In her discourse she dropped the golden sentence that even God devises means that His banished be not expelled. Yes, God has devised means, but how much they cost! In David’s case there was no attempt to meet the demands of a broken law, but God’s means include this. In the person of the Son of His love, He has satisfied the demands of law and honored them by Jesus’ obedience unto the death of the Cross! He is just and the Justifier! Righteousness and peace kissed each other at the cross of Jesus. See Psalms 85:10 .
Restored Though Unrepentant
2 Samuel 14:18-33
Joab knew perfectly that David was well pleased to recall Absalom, in response, as it appeared, to the request of the most powerful of his subjects. But Joab was equally satisfied that Absalom was now in a position to execute plans for personal advancement. His refusal to meet Absalom was perhaps only a blind. David, at least, was bitterly to rue his weakness in restoring his wayward son without the latter’s penitence.
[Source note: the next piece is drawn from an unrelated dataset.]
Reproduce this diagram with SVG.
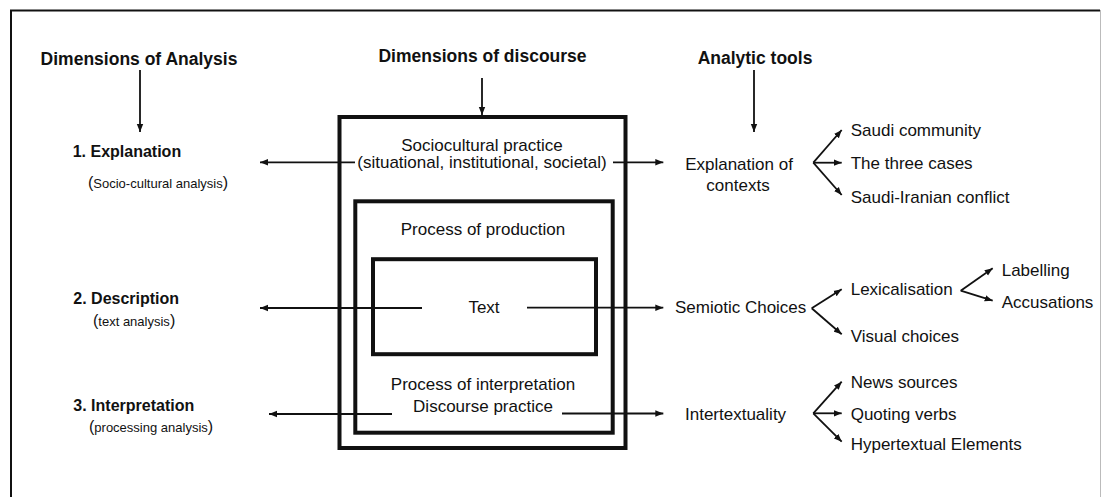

Absalom’s behavior was based in the extreme. Beauty of body and deformity of soul often coexist in the same individual. A flower-covered grave may hide gross corruption. See in his case an illustration of what would happen if sin could be forgiven apart from repentance and regeneration. Justification without sanctification would turn heaven into hell. There must be deep soul-work, if we are to come forth into the light of the love of God. The barley-field, set on fire to bring about this meeting between Absalom and Joab, suggests how often God has to fire our choice possessions, that, as the flame flares up to heaven, we may be induced to seek the presence of Him whom we have deeply wronged.